● Problem to work on:
Give back the full listing verbatim, apart from its images.

● Entries provided:
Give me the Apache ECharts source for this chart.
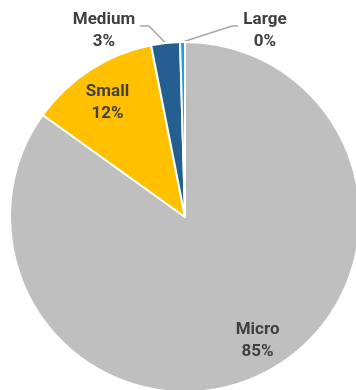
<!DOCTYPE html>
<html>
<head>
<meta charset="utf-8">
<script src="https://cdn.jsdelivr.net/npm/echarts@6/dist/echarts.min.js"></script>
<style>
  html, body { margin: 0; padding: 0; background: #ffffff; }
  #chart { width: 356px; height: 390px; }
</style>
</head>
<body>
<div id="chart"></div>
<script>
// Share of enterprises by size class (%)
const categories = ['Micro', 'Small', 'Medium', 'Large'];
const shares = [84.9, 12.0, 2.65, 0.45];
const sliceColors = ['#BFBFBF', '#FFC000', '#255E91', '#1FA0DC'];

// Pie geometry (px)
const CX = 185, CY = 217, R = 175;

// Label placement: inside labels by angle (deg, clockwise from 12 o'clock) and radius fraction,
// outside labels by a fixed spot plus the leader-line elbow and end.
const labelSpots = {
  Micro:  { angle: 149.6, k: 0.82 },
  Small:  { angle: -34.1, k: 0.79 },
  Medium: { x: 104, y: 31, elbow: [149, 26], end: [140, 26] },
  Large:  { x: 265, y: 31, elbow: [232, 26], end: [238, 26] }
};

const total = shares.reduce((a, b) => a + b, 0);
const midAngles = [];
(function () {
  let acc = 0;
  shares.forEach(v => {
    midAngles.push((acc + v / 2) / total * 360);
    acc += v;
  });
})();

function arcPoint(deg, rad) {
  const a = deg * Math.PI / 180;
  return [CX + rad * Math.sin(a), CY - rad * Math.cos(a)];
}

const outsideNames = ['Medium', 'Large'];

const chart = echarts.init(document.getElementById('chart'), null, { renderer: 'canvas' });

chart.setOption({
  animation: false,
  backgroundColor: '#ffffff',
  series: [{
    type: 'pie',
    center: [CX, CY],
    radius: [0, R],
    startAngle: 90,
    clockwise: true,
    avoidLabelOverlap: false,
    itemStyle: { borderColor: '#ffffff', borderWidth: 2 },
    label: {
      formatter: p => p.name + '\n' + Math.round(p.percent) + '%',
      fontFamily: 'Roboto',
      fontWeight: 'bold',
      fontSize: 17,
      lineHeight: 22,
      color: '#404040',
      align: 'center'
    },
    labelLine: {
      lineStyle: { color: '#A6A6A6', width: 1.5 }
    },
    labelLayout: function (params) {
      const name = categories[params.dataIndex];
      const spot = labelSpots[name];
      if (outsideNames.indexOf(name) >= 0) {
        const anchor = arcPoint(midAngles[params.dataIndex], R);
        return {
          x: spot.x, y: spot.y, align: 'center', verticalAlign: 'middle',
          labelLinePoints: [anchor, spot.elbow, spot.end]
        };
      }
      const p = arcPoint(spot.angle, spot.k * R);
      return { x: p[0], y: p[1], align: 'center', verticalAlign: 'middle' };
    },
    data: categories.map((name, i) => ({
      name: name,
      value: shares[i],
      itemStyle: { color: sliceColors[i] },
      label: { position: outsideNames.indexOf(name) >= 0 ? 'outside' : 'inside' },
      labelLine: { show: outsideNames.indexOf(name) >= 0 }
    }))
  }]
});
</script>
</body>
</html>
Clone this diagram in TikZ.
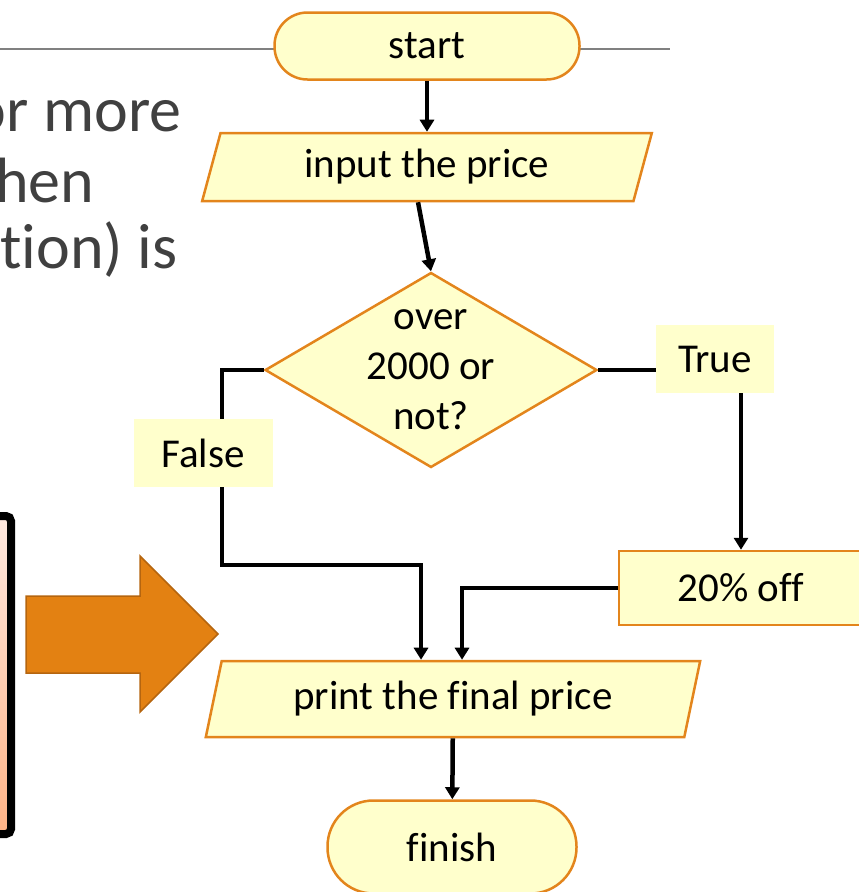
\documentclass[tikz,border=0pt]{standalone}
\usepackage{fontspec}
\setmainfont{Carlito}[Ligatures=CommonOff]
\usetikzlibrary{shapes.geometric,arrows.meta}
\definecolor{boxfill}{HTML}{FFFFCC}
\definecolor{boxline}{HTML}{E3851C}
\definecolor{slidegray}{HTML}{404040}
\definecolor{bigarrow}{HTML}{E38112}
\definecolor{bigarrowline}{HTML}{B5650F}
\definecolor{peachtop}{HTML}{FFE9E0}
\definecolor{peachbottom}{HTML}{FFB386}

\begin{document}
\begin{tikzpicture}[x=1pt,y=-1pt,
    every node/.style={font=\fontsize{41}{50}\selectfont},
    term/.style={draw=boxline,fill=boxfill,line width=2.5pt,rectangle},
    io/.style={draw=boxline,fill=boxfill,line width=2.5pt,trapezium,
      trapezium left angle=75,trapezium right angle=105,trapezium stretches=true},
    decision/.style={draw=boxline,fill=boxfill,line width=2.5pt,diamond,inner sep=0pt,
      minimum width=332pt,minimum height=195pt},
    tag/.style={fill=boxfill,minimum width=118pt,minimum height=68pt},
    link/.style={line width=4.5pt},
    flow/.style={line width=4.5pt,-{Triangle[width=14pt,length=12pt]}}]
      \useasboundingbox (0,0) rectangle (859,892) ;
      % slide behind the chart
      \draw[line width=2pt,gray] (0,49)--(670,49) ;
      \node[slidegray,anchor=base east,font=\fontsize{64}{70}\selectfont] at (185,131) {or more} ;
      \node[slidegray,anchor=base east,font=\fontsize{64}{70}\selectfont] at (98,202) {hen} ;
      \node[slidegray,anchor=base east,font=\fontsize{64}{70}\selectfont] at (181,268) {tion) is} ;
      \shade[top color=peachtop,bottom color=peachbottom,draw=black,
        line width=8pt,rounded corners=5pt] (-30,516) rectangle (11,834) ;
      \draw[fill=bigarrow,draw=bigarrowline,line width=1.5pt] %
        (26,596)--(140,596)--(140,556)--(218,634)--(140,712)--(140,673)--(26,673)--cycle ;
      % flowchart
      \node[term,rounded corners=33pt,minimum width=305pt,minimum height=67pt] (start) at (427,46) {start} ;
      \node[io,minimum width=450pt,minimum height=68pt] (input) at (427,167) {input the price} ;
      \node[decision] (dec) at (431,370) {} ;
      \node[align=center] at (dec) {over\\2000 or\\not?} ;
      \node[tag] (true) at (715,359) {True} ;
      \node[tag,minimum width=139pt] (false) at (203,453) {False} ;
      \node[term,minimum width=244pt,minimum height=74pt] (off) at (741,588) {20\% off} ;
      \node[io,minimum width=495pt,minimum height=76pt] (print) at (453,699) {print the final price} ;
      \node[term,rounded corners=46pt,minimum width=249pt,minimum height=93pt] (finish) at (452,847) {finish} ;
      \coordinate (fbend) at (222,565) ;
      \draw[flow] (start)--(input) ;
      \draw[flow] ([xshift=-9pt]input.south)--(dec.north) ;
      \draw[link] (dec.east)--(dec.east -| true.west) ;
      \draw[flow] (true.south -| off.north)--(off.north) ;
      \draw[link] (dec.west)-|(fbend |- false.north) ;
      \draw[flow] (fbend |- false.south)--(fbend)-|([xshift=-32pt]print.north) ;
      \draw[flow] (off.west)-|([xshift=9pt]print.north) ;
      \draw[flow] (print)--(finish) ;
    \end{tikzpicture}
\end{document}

● Worked solution:
Give me the Apache ECharts source for this chart.
<!DOCTYPE html>
<html>
<head>
<meta charset="utf-8">
<script src="https://cdn.jsdelivr.net/npm/echarts@6/dist/echarts.min.js"></script>
<style>
  html, body { margin: 0; padding: 0; background: #ffffff; }
  #chart { width: 356px; height: 390px; }
</style>
</head>
<body>
<div id="chart"></div>
<script>
// Share of enterprises by size class (%)
const categories = ['Micro', 'Small', 'Medium', 'Large'];
const shares = [84.9, 12.0, 2.65, 0.45];
const sliceColors = ['#BFBFBF', '#FFC000', '#255E91', '#1FA0DC'];

// Pie geometry (px)
const CX = 185, CY = 217, R = 175;

// Label placement: inside labels by angle (deg, clockwise from 12 o'clock) and radius fraction,
// outside labels by a fixed spot plus the leader-line elbow and end.
const labelSpots = {
  Micro:  { angle: 149.6, k: 0.82 },
  Small:  { angle: -34.1, k: 0.79 },
  Medium: { x: 104, y: 31, elbow: [149, 26], end: [140, 26] },
  Large:  { x: 265, y: 31, elbow: [232, 26], end: [238, 26] }
};

const total = shares.reduce((a, b) => a + b, 0);
const midAngles = [];
(function () {
  let acc = 0;
  shares.forEach(v => {
    midAngles.push((acc + v / 2) / total * 360);
    acc += v;
  });
})();

function arcPoint(deg, rad) {
  const a = deg * Math.PI / 180;
  return [CX + rad * Math.sin(a), CY - rad * Math.cos(a)];
}

const outsideNames = ['Medium', 'Large'];

const chart = echarts.init(document.getElementById('chart'), null, { renderer: 'canvas' });

chart.setOption({
  animation: false,
  backgroundColor: '#ffffff',
  series: [{
    type: 'pie',
    center: [CX, CY],
    radius: [0, R],
    startAngle: 90,
    clockwise: true,
    avoidLabelOverlap: false,
    itemStyle: { borderColor: '#ffffff', borderWidth: 2 },
    label: {
      formatter: p => p.name + '\n' + Math.round(p.percent) + '%',
      fontFamily: 'Roboto',
      fontWeight: 'bold',
      fontSize: 17,
      lineHeight: 22,
      color: '#404040',
      align: 'center'
    },
    labelLine: {
      lineStyle: { color: '#A6A6A6', width: 1.5 }
    },
    labelLayout: function (params) {
      const name = categories[params.dataIndex];
      const spot = labelSpots[name];
      if (outsideNames.indexOf(name) >= 0) {
        const anchor = arcPoint(midAngles[params.dataIndex], R);
        return {
          x: spot.x, y: spot.y, align: 'center', verticalAlign: 'middle',
          labelLinePoints: [anchor, spot.elbow, spot.end]
        };
      }
      const p = arcPoint(spot.angle, spot.k * R);
      return { x: p[0], y: p[1], align: 'center', verticalAlign: 'middle' };
    },
    data: categories.map((name, i) => ({
      name: name,
      value: shares[i],
      itemStyle: { color: sliceColors[i] },
      label: { position: outsideNames.indexOf(name) >= 0 ? 'outside' : 'inside' },
      labelLine: { show: outsideNames.indexOf(name) >= 0 }
    }))
  }]
});
</script>
</body>
</html>
Clone this diagram in TikZ.
\documentclass[tikz,border=0pt]{standalone}
\usepackage{fontspec}
\setmainfont{Carlito}[Ligatures=CommonOff]
\usetikzlibrary{shapes.geometric,arrows.meta}
\definecolor{boxfill}{HTML}{FFFFCC}
\definecolor{boxline}{HTML}{E3851C}
\definecolor{slidegray}{HTML}{404040}
\definecolor{bigarrow}{HTML}{E38112}
\definecolor{bigarrowline}{HTML}{B5650F}
\definecolor{peachtop}{HTML}{FFE9E0}
\definecolor{peachbottom}{HTML}{FFB386}

\begin{document}
\begin{tikzpicture}[x=1pt,y=-1pt,
    every node/.style={font=\fontsize{41}{50}\selectfont},
    term/.style={draw=boxline,fill=boxfill,line width=2.5pt,rectangle},
    io/.style={draw=boxline,fill=boxfill,line width=2.5pt,trapezium,
      trapezium left angle=75,trapezium right angle=105,trapezium stretches=true},
    decision/.style={draw=boxline,fill=boxfill,line width=2.5pt,diamond,inner sep=0pt,
      minimum width=332pt,minimum height=195pt},
    tag/.style={fill=boxfill,minimum width=118pt,minimum height=68pt},
    link/.style={line width=4.5pt},
    flow/.style={line width=4.5pt,-{Triangle[width=14pt,length=12pt]}}]
      \useasboundingbox (0,0) rectangle (859,892) ;
      % slide behind the chart
      \draw[line width=2pt,gray] (0,49)--(670,49) ;
      \node[slidegray,anchor=base east,font=\fontsize{64}{70}\selectfont] at (185,131) {or more} ;
      \node[slidegray,anchor=base east,font=\fontsize{64}{70}\selectfont] at (98,202) {hen} ;
      \node[slidegray,anchor=base east,font=\fontsize{64}{70}\selectfont] at (181,268) {tion) is} ;
      \shade[top color=peachtop,bottom color=peachbottom,draw=black,
        line width=8pt,rounded corners=5pt] (-30,516) rectangle (11,834) ;
      \draw[fill=bigarrow,draw=bigarrowline,line width=1.5pt] %
        (26,596)--(140,596)--(140,556)--(218,634)--(140,712)--(140,673)--(26,673)--cycle ;
      % flowchart
      \node[term,rounded corners=33pt,minimum width=305pt,minimum height=67pt] (start) at (427,46) {start} ;
      \node[io,minimum width=450pt,minimum height=68pt] (input) at (427,167) {input the price} ;
      \node[decision] (dec) at (431,370) {} ;
      \node[align=center] at (dec) {over\\2000 or\\not?} ;
      \node[tag] (true) at (715,359) {True} ;
      \node[tag,minimum width=139pt] (false) at (203,453) {False} ;
      \node[term,minimum width=244pt,minimum height=74pt] (off) at (741,588) {20\% off} ;
      \node[io,minimum width=495pt,minimum height=76pt] (print) at (453,699) {print the final price} ;
      \node[term,rounded corners=46pt,minimum width=249pt,minimum height=93pt] (finish) at (452,847) {finish} ;
      \coordinate (fbend) at (222,565) ;
      \draw[flow] (start)--(input) ;
      \draw[flow] ([xshift=-9pt]input.south)--(dec.north) ;
      \draw[link] (dec.east)--(dec.east -| true.west) ;
      \draw[flow] (true.south -| off.north)--(off.north) ;
      \draw[link] (dec.west)-|(fbend |- false.north) ;
      \draw[flow] (fbend |- false.south)--(fbend)-|([xshift=-32pt]print.north) ;
      \draw[flow] (off.west)-|([xshift=9pt]print.north) ;
      \draw[flow] (print)--(finish) ;
    \end{tikzpicture}
\end{document}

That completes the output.